At the same time, the national system changes. Income that was previously fragmented becomes deposits. Deposits form stable funding. Stable funding enables lending. Lending activates productive activity — small enterprises, housing, working capital, domestic investment. The banking system’s balance sheet deepens, and with it the country’s capacity to finance its own growth.
$12 billion flowing informally is economic activity. $12 billion flowing through a banking system is liquidity, funding base, credit signal, and fiscal visibility. The difference is not moral. It is structural.
Infrastructure functions either as a damper or a multiplier. People in emerging markets frequently operate at high levels of ambition, creativity, and economic energy. But if the infrastructure surrounding them operates below that level, the gap becomes systemic drag. Every transaction requires workaround. Trust substitutes for structure. Growth becomes incremental rather than compounding.
Raise the level of infrastructure and you do not change a country’s human fundamentals. You change what those fundamentals are able to become.
Friction falls. Informal behaviour becomes legible without being distorted. Capital circulates with greater velocity. The national balance sheet thickens as activity that once dissipated beyond the formal system becomes part of a visible and governable structure.
This is where many past financial inclusion efforts have struggled. They have extended access to inherited rails without rethinking the architecture itself. Infrastructure has been imported rather than adapted — layered on rather than aligned with local economic logic. Visibility increases at the margins, but compounding remains constrained because the system does not fully reflect how the economy actually functions.
Capture enables visibility. Visibility enables velocity. Velocity deepens balance sheets. Balance sheets enable compounding growth.
This is not a claim that capture creates wealth. It is a claim that properly designed infrastructure allows existing economic energy to accumulate, circulate, and scale within a national system rather than dissipate outside it.
Emerging markets are not constrained by a lack of talent or drive.
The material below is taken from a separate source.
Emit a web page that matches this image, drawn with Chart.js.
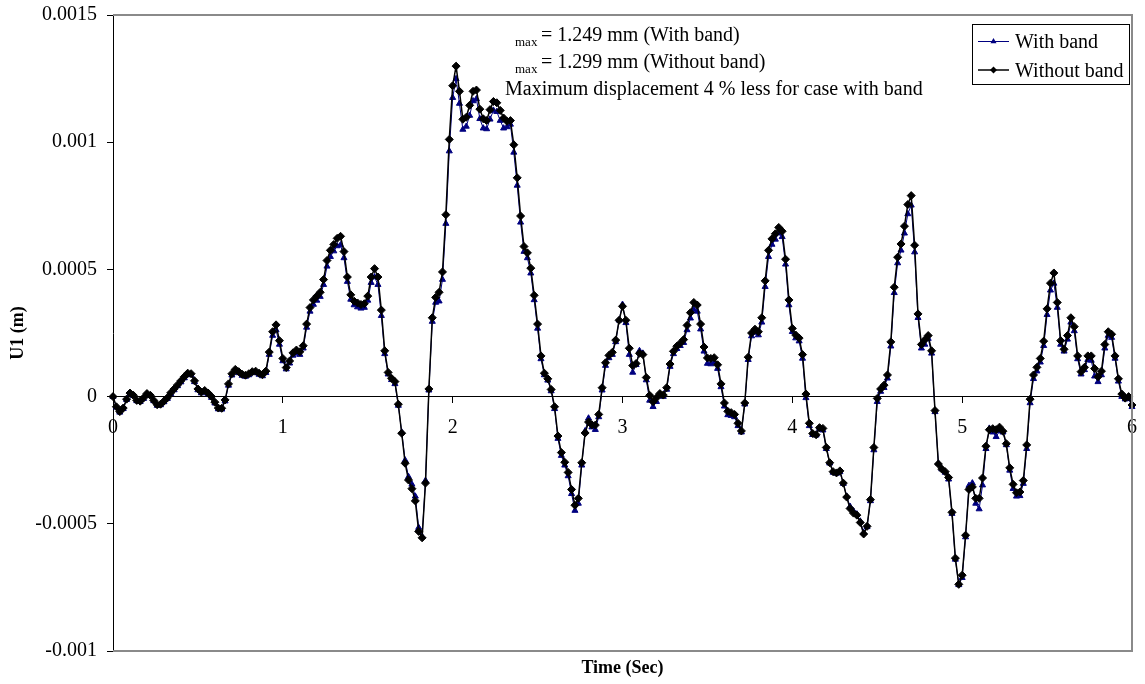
<!DOCTYPE html>
<html>
<head>
<meta charset="utf-8">
<title>U1 displacement</title>
<script src="https://cdn.jsdelivr.net/npm/chart.js@4.4.1/dist/chart.umd.min.js"></script>
<style>
  html, body { margin: 0; padding: 0; background: #fff; }
  #chart { display: block; }
</style>
</head>
<body>
<canvas id="chart" width="1145" height="684"></canvas>
<script>
// sampling step of the time history (s)
const timeStep = 0.02;

// U1 displacement in mm, one value per time step, 0 to 6 s
const withBand = [
  0.000, -0.042, -0.062, -0.048, -0.012, 0.011, 0.003, -0.017, -0.020, -0.008,
  0.009, 0.003, -0.017, -0.035, -0.033, -0.021, -0.008, 0.011, 0.026, 0.042,
  0.057, 0.073, 0.086, 0.085, 0.058, 0.026, 0.014, 0.020, 0.010, -0.004,
  -0.026, -0.049, -0.050, -0.018, 0.044, 0.084, 0.101, 0.093, 0.083, 0.079,
  0.085, 0.093, 0.095, 0.087, 0.081, 0.094, 0.165, 0.240, 0.262, 0.205,
  0.140, 0.108, 0.131, 0.162, 0.170, 0.165, 0.190, 0.272, 0.335, 0.362,
  0.378, 0.393, 0.440, 0.512, 0.550, 0.572, 0.592, 0.596, 0.545, 0.452,
  0.382, 0.360, 0.352, 0.347, 0.350, 0.378, 0.448, 0.470, 0.440, 0.318,
  0.168, 0.088, 0.066, 0.050, -0.035, -0.140, -0.250, -0.315, -0.345, -0.392,
  -0.515, -0.550, -0.330, 0.025, 0.295, 0.370, 0.375, 0.460, 0.680, 0.965,
  1.175, 1.249, 1.152, 1.050, 1.062, 1.105, 1.162, 1.170, 1.092, 1.055,
  1.052, 1.090, 1.125, 1.120, 1.085, 1.055, 1.060, 1.070, 0.960, 0.830,
  0.685, 0.570, 0.545, 0.485, 0.380, 0.268, 0.148, 0.085, 0.064, 0.022,
  -0.048, -0.165, -0.232, -0.270, -0.312, -0.382, -0.448, -0.420, -0.270, -0.135,
  -0.085, -0.120, -0.130, -0.080, 0.025, 0.122, 0.152, 0.165, 0.215, 0.300,
  0.362, 0.290, 0.165, 0.095, 0.125, 0.180, 0.170, 0.065, -0.015, -0.040,
  -0.020, 0.005, 0.000, 0.028, 0.118, 0.168, 0.188, 0.200, 0.212, 0.262,
  0.308, 0.342, 0.335, 0.265, 0.178, 0.130, 0.128, 0.135, 0.110, 0.038,
  -0.038, -0.072, -0.075, -0.080, -0.115, -0.140, -0.030, 0.145, 0.238, 0.252,
  0.242, 0.292, 0.432, 0.550, 0.598, 0.618, 0.642, 0.628, 0.520, 0.360,
  0.255, 0.230, 0.218, 0.150, -0.005, -0.115, -0.150, -0.152, -0.126, -0.132,
  -0.205, -0.262, -0.298, -0.302, -0.296, -0.342, -0.392, -0.432, -0.450, -0.462,
  -0.490, -0.535, -0.512, -0.410, -0.210, -0.020, 0.020, 0.035, 0.072, 0.198,
  0.408, 0.525, 0.575, 0.642, 0.718, 0.752, 0.568, 0.310, 0.190, 0.205,
  0.228, 0.170, -0.060, -0.262, -0.285, -0.298, -0.325, -0.460, -0.640, -0.740,
  -0.712, -0.552, -0.350, -0.340, -0.420, -0.442, -0.348, -0.205, -0.125, -0.140,
  -0.158, -0.135, -0.140, -0.190, -0.290, -0.362, -0.392, -0.390, -0.342, -0.205,
  -0.025, 0.070, 0.100, 0.135, 0.200, 0.322, 0.418, 0.445, 0.350, 0.205,
  0.178, 0.225, 0.292, 0.258, 0.148, 0.088, 0.105, 0.145, 0.142, 0.080,
  0.058, 0.085, 0.190, 0.240, 0.232, 0.150, 0.060, 0.000, -0.010, -0.008,
  -0.040
];

const withoutBand = [
  0.000, -0.040, -0.059, -0.045, -0.010, 0.014, 0.005, -0.015, -0.018, -0.005,
  0.012, 0.005, -0.015, -0.032, -0.030, -0.018, -0.005, 0.015, 0.030, 0.046,
  0.062, 0.078, 0.092, 0.090, 0.062, 0.030, 0.018, 0.024, 0.014, 0.000,
  -0.022, -0.045, -0.046, -0.013, 0.050, 0.090, 0.107, 0.098, 0.088, 0.084,
  0.090, 0.098, 0.100, 0.092, 0.086, 0.100, 0.175, 0.255, 0.282, 0.220,
  0.150, 0.114, 0.140, 0.172, 0.183, 0.176, 0.200, 0.285, 0.350, 0.380,
  0.395, 0.410, 0.460, 0.535, 0.575, 0.598, 0.622, 0.630, 0.570, 0.470,
  0.400, 0.375, 0.368, 0.362, 0.365, 0.395, 0.470, 0.503, 0.470, 0.340,
  0.180, 0.095, 0.072, 0.059, -0.030, -0.144, -0.262, -0.328, -0.362, -0.410,
  -0.530, -0.555, -0.340, 0.030, 0.310, 0.390, 0.410, 0.490, 0.715, 1.011,
  1.222, 1.299, 1.200, 1.090, 1.098, 1.145, 1.200, 1.205, 1.130, 1.092,
  1.085, 1.128, 1.160, 1.155, 1.125, 1.095, 1.082, 1.085, 0.990, 0.860,
  0.710, 0.590, 0.565, 0.505, 0.398, 0.285, 0.160, 0.092, 0.070, 0.028,
  -0.040, -0.155, -0.220, -0.258, -0.298, -0.365, -0.427, -0.400, -0.260, -0.143,
  -0.100, -0.111, -0.112, -0.070, 0.035, 0.133, 0.162, 0.174, 0.222, 0.300,
  0.355, 0.300, 0.190, 0.122, 0.130, 0.170, 0.165, 0.075, 0.005, -0.020,
  -0.005, 0.012, 0.006, 0.035, 0.128, 0.178, 0.198, 0.210, 0.224, 0.280,
  0.330, 0.370, 0.360, 0.285, 0.195, 0.152, 0.150, 0.153, 0.125, 0.050,
  -0.025, -0.058, -0.063, -0.070, -0.105, -0.135, -0.025, 0.155, 0.250, 0.265,
  0.255, 0.310, 0.455, 0.575, 0.620, 0.640, 0.665, 0.650, 0.540, 0.380,
  0.268, 0.242, 0.230, 0.165, 0.010, -0.105, -0.145, -0.150, -0.122, -0.125,
  -0.200, -0.260, -0.295, -0.300, -0.292, -0.340, -0.395, -0.440, -0.458, -0.466,
  -0.495, -0.540, -0.510, -0.405, -0.200, -0.007, 0.030, 0.045, 0.085, 0.215,
  0.430, 0.548, 0.600, 0.670, 0.755, 0.790, 0.595, 0.325, 0.205, 0.223,
  0.240, 0.180, -0.055, -0.265, -0.285, -0.295, -0.318, -0.455, -0.635, -0.738,
  -0.702, -0.545, -0.365, -0.355, -0.400, -0.400, -0.320, -0.195, -0.130, -0.126,
  -0.130, -0.120, -0.136, -0.185, -0.280, -0.345, -0.378, -0.375, -0.330, -0.190,
  -0.010, 0.085, 0.115, 0.150, 0.218, 0.345, 0.446, 0.486, 0.370, 0.220,
  0.186, 0.240, 0.310, 0.275, 0.160, 0.098, 0.115, 0.160, 0.160, 0.110,
  0.078, 0.100, 0.205, 0.255, 0.245, 0.160, 0.070, 0.010, -0.006, 0.000,
  -0.033
];

const timeSec = withoutBand.map((_, i) => +(i * timeStep).toFixed(2));
const seriesNames = ["With band", "Without band"];

const serif = "'Liberation Serif', 'Times New Roman', serif";
Chart.defaults.font.family = serif;
Chart.defaults.font.size = 20;
Chart.defaults.color = "#000";

// mm -> m for plotting
const toPoints = (arr) => arr.map((v, i) => ({ x: timeSec[i], y: v / 1000 }));

function triangle(ctx, x, y, r) {
  ctx.beginPath();
  ctx.moveTo(x, y - r);
  ctx.lineTo(x + r * 0.87, y + r * 0.5);
  ctx.lineTo(x - r * 0.87, y + r * 0.5);
  ctx.closePath();
  ctx.fill();
}

function diamond(ctx, x, y, r) {
  ctx.beginPath();
  ctx.moveTo(x, y - r);
  ctx.lineTo(x + r, y);
  ctx.lineTo(x, y + r);
  ctx.lineTo(x - r, y);
  ctx.closePath();
  ctx.fill();
}

// grey plot frame, the max-displacement notes and the boxed legend
const frameAndNotes = {
  id: "frameAndNotes",
  afterDraw(chart) {
    const { ctx, chartArea: a } = chart;
    ctx.save();

    ctx.strokeStyle = "#8a8a8a";
    ctx.lineWidth = 2;
    ctx.beginPath();
    ctx.moveTo(a.left, a.top);
    ctx.lineTo(a.right, a.top);
    ctx.lineTo(a.right, a.bottom);
    ctx.lineTo(a.left, a.bottom);
    ctx.stroke();

    ctx.fillStyle = "#000";
    ctx.textAlign = "left";
    ctx.textBaseline = "alphabetic";
    const notes = [
      [`= ${Math.max(...withBand).toFixed(3)} mm (With band)`, 41],
      [`= ${Math.max(...withoutBand).toFixed(3)} mm (Without band)`, 68],
    ];
    notes.forEach(([text, y]) => {
      ctx.font = `13px ${serif}`;
      ctx.fillText("max", 515, y + 4.5);
      ctx.font = `20px ${serif}`;
      ctx.fillText(text, 541, y);
    });
    ctx.fillText("Maximum displacement 4 % less for case with band", 505, 95);

    // x axis title sits below the frame, not at the zero line
    ctx.font = `bold 18px ${serif}`;
    ctx.textAlign = "center";
    ctx.fillText("Time (Sec)", (a.left + a.right) / 2, 673);

    // legend
    ctx.fillStyle = "#fff";
    ctx.fillRect(972, 24, 157, 60);
    ctx.strokeStyle = "#000";
    ctx.lineWidth = 1;
    ctx.strokeRect(972.5, 24.5, 157, 60);

    const rows = [
      { y: 41.5, base: 48, color: "#000080", mark: triangle },
      { y: 70, base: 76.5, color: "#000", mark: diamond },
    ];
    rows.forEach((row, i) => {
      ctx.strokeStyle = row.color;
      ctx.fillStyle = row.color;
      ctx.lineWidth = i === 0 ? 1 : 1.5;
      ctx.beginPath();
      ctx.moveTo(978, row.y);
      ctx.lineTo(1009, row.y);
      ctx.stroke();
      row.mark(ctx, 993.5, row.y, 3.5);
      ctx.fillStyle = "#000";
      ctx.font = `20px ${serif}`;
      ctx.textAlign = "left";
      ctx.fillText(seriesNames[i], 1015, row.base);
    });

    ctx.restore();
  },
};

new Chart(document.getElementById("chart"), {
  type: "line",
  data: {
    datasets: [
      {
        label: seriesNames[0],
        data: toPoints(withBand),
        borderColor: "#000080",
        backgroundColor: "#000080",
        borderWidth: 1,
        pointStyle: "triangle",
        pointRadius: 3.5,
        pointBorderWidth: 1,
        clip: 8,
        order: 1,
      },
      {
        label: seriesNames[1],
        data: toPoints(withoutBand),
        borderColor: "#000",
        backgroundColor: "#000",
        borderWidth: 1.5,
        pointStyle: "rectRot",
        pointRadius: 4,
        pointBorderWidth: 1,
        clip: 8,
        order: 0,
      },
    ],
  },
  options: {
    responsive: false,
    animation: false,
    devicePixelRatio: 1,
    layout: { padding: { left: 0, top: 15, right: 13, bottom: 33 } },
    plugins: {
      legend: { display: false },
      tooltip: { enabled: false },
    },
    scales: {
      x: {
        type: "linear",
        min: 0,
        max: 6,
        position: { y: 0 },
        ticks: { stepSize: 1, padding: 13, maxRotation: 0 },
        grid: { drawOnChartArea: false, color: "#000", tickLength: 6 },
        border: { color: "#000" },
        afterFit: (s) => {
          s.paddingLeft = 0;
          s.paddingRight = 0;
          s.paddingTop = 0;
          s.paddingBottom = 0;
        },
      },
      y: {
        min: -0.001,
        max: 0.0015,
        ticks: {
          stepSize: 0.0005,
          padding: 10,
          callback: (v) => String(+v.toFixed(4)),
        },
        grid: { drawOnChartArea: false, color: "#000", tickLength: 6 },
        border: { color: "#000" },
        title: {
          display: true,
          text: "U1 (m)",
          font: { size: 18, weight: "bold" },
          padding: { top: 8, bottom: 0 },
        },
        afterFit: (s) => {
          s.width = 113;
          s.paddingTop = 0;
          s.paddingBottom = 0;
        },
      },
    },
  },
  plugins: [frameAndNotes],
});
</script>
</body>
</html>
They are constrained by incomplete or misaligned infrastructure that fails to reflect how their economies actually operate.
Build architecture that understands local behaviour, captures participation broadly, and aligns with national priorities, and growth stops being marginal. It becomes the structural base of the entire ecosystem.
And this is where the next phase of financial architecture matters. These solutions need to be at the infrastructure layer not the application layer. The work arounds have done a great job but the future is not about more access layered onto inherited rails, but infrastructure designed from the ground up to see clearly, adapt culturally, and align with sovereign priorities.
When infrastructure becomes responsive rather than imposed, the capture compounds, and flows into all aspects of the economy - from credit rating of the nation, strength of the banking system, availability of credit and just an all around more mature financial environment.
That is the shift emerging economies require — not philanthropy and certainly not pity, but architecture capable of recognising and amplifying the economic energy already present within them. We really do need to think of these challenges and opportunities through a much more macro lens, they are not just application, but nor are they just infrastructural, they are aslo economic and policy driven.